Emmy And Me

Not A Chapter- Time For More Discussion On The Story



All right. The last time I held one of these story discussions, it was because a few readers had suggested that the story left out some bits that it would have been good to have built up.

Several others expressed a desire for more 'slice of life' as well.

Taking these suggestions into account, I just wrote and posted almost 35,000 words on the time in Texas, the wedding and the honeymoon emphasizing the interpersonal interactions and filling in lots of character building and life details while still hitting the plot points that are the key to moving the story forward.

I could have told the same amount of story with half (or less) of the word count, but what many of you readers enjoy about Emmy And Me is the 'fuzzy pajamas', the minutiae of the relationship between our two leads, and their interactions with supporting characters. You don't simply want me to cut to the chase, as it were.

So I've tried to write to accomodate both somewhat competing goals. I've hit the plot points, but wrapped them in the fuzzy stuff.

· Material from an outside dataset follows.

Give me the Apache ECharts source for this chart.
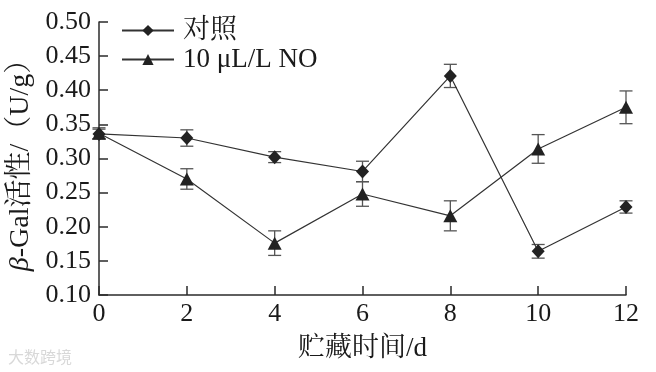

The most tangible result of this is that Emmy And Me has lost 2.25% of its followers. From a high of 400 after the Texas arc to 391 now. Odlly, it picked up seven favorites during this same period, so I'm left wondering just what is going on.

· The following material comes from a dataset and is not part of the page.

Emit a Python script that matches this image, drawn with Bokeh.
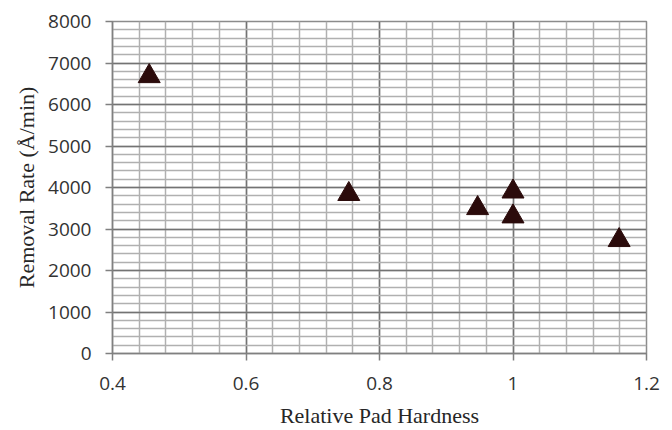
from bokeh.plotting import figure
from bokeh.models import Range1d, FixedTicker, NumeralTickFormatter
from bokeh.embed import file_html
from bokeh.resources import INLINE
import numpy as np

# data
hardness = [0.455, 0.754, 0.947, 1.0, 1.0, 1.159]
removal_rate = [6680, 3840, 3500, 3900, 3300, 2730]

x_ticks = [0.4, 0.6, 0.8, 1.0, 1.2]
y_ticks = [0, 1000, 2000, 3000, 4000, 5000, 6000, 7000, 8000]
x_minor = [round(v, 2) for v in np.arange(0.4, 1.2001, 0.04)]
y_minor = list(range(0, 8001, 200))

x_title = "Relative Pad Hardness"
y_title = "Removal Rate (Å/min)"

p = figure(width=672, height=430, output_backend="svg", toolbar_location=None,
           x_range=Range1d(0.4, 1.2), y_range=Range1d(0, 8000),
           min_border_left=112, min_border_right=26, min_border_top=21,
           min_border_bottom=76)

p.background_fill_color = "white"
p.border_fill_color = "white"
p.outline_line_color = "#8c8c8c"
p.outline_line_width = 1.5

p.xaxis.ticker = FixedTicker(ticks=x_ticks, minor_ticks=x_minor)
p.yaxis.ticker = FixedTicker(ticks=y_ticks, minor_ticks=y_minor)
p.xaxis.formatter = NumeralTickFormatter(format="0.[0]")
p.yaxis.formatter = NumeralTickFormatter(format="0")

for ax in (p.xaxis, p.yaxis):
    ax.axis_line_color = "#808080"
    ax.axis_line_width = 1.5
    ax.major_tick_line_color = "#808080"
    ax.major_tick_line_width = 1.5
    ax.major_tick_out = 7
    ax.major_tick_in = 0
    ax.minor_tick_line_color = None
    ax.major_label_text_font = "Open Sans"
    ax.major_label_text_font_size = "19px"
    ax.major_label_text_color = "#333333"
    ax.axis_label_text_font = "Liberation Serif"
    ax.axis_label_text_font_size = "22px"
    ax.axis_label_text_font_style = "normal"
    ax.axis_label_text_color = "#262626"

p.xaxis.axis_label = x_title
p.yaxis.axis_label = y_title
p.xaxis.major_label_standoff = 16
p.xaxis.axis_label_standoff = 10
p.yaxis.major_label_standoff = 14
p.yaxis.axis_label_standoff = 6

for g in (p.xgrid, p.ygrid):
    g.grid_line_color = "#737373"
    g.grid_line_width = 1.5
    g.minor_grid_line_color = "#b0b0b0"
    g.minor_grid_line_width = 1.5
    g.level = "underlay"

p.scatter(hardness, removal_rate, marker="triangle", size=22,
          fill_color="#2b0b0b", line_color="#2b0b0b")

open("out.html", "w").write(file_html(p, INLINE))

I've looked through the writer's forums on Royal Road for any other mentions of this phenomenon, thinking it may be some site-wide realignment or shedding of inactive accounts or something, but I haven't seen anything.

So I have to imagine that nine readers lost interest during the wedding and honeymoon arcs.

While that's fine, I really wish I could ask them what it was that made them give up on the story. In effect, what am I doing wrong?

So, those of you that have stayed (and that is 97.75% of you), what do you think I'm doing right with this story, and what am I doing wrong?

Do you like this new emphasis on the 'fuzzy pajamas' or should I return to the somewhat more cut and dried storytelling of the alley fight and its repurcussions?

On a subsidiary note, the fuzzy pajamas style is ill-suited to traditional publishing. If I do try to get this book published via an editor and publishing house I'll have to cut huge swaths out to appease the limitaions of print distribution. As it stands, this would be a thousand page book as of this point, so bigger than a typical James Michener novel. Thick as the proverbial brick.

Should I not give a damn about that and just pad all the fuzz the story needs into it and figure that the weblit serial format encourages such writing? I'll obviously never reach Wandering Inn levels of word count, nor do I want to. I want to write a story that people would enjoy reading. I'm doing this to flex my creative muscles, not in the expectation of becoming the next Stephanie Meyer and having my books optioned into hit movies.

This is for me, and for you, the reader.

The pajama fuzz is easy- it practically writes itself, and while I still keep an eye on the dictum that every passage must either build the characters or advance the plot, I'm not too rigorous about it. Sure, Leah falling on her face trying to get into her wedding gown was comic relief, but it also gave insight into her attitudes and her relationship with Donny, so it wasn't just a non-sequitur. And that has been my guideline in the last few arcs. Go ahead and add the padding, but make sure it still advances the narrative.

So- the 391 of you who have been reading this story, what do you think? I open the floor to comments.

Oh- feel free to comment on specific plot points, developments, character questions etc. If it isn't spoilery, I'll explain or elaborate.